I bet Mona’s Secret is more Scandalous
As millions of readers around the globe have already discovered, The Da Vinci Code is a reading experience unlike any other. Simultaneously lightning-paced, intelligent, and intricately layered with remarkable research and detail, Dan Brown’s novel is a thrilling masterpiece—from its opening pages to its stunning conclusion.

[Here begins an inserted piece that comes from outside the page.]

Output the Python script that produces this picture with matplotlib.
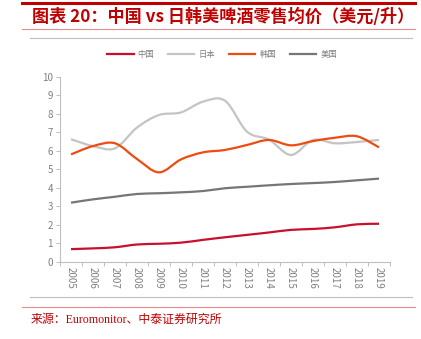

I. Digression, Otherness, and Introduction
I’ve been meaning to read The Da Vinci Code ever since the film came out. Apparently, the movie is trash, and if one has yet to read the book, the whole “experience” may very well be tainted. So I waited, and to this day, have actively abstained from laying eyes upon Tom Hank’s fugly hair-don’t or Audrey Tatou’s loveliness (who, by the way, does not fit the character description at all apart from the fact that she’s female and slender).
II. Love and Satisfaction
The most appealing factor to Da Vince Code is the incredibly quick pace. Every chapter is 2 – 4 pages, so even though you only read 10 pages, you’re at chapter five… and that sense of satisfaction is intoxicating and very much welcome. Plus, no one can hate a thriller. It’s a criminal chase story, and this is where I see the movie coming in. The premise is interesting — secret societies, hidden meanings, puzzles, France (exotic country? yes please!), multiple interrelated conspiracies, a masked mastermind, religion, politics, and a combination of street smarts + book smarts. The way in which the chapters were organized (switching back and forth between different perspectives) also made it seem as though the book came alive in one’s mind …just like them movies.
III. Criticism and Petty Claims
Even before I finished the book, I kept telling myself “What a load of bull crap.” Because seriously–some parts seem idiotic. I don’t know if it’s the whole “woman was robbed of her rightful claims” angle Brown kept playing or his writing style, but I just couldn’t completely buy what he was selling. By the way, if I hear “sacred feminine” one more time, I will mentally vomit. Not only does it sound corny, but when Brown can only conjure maybe one or two synonyms… you really just want to go “UGH, REPETITIVE. CHEESE.”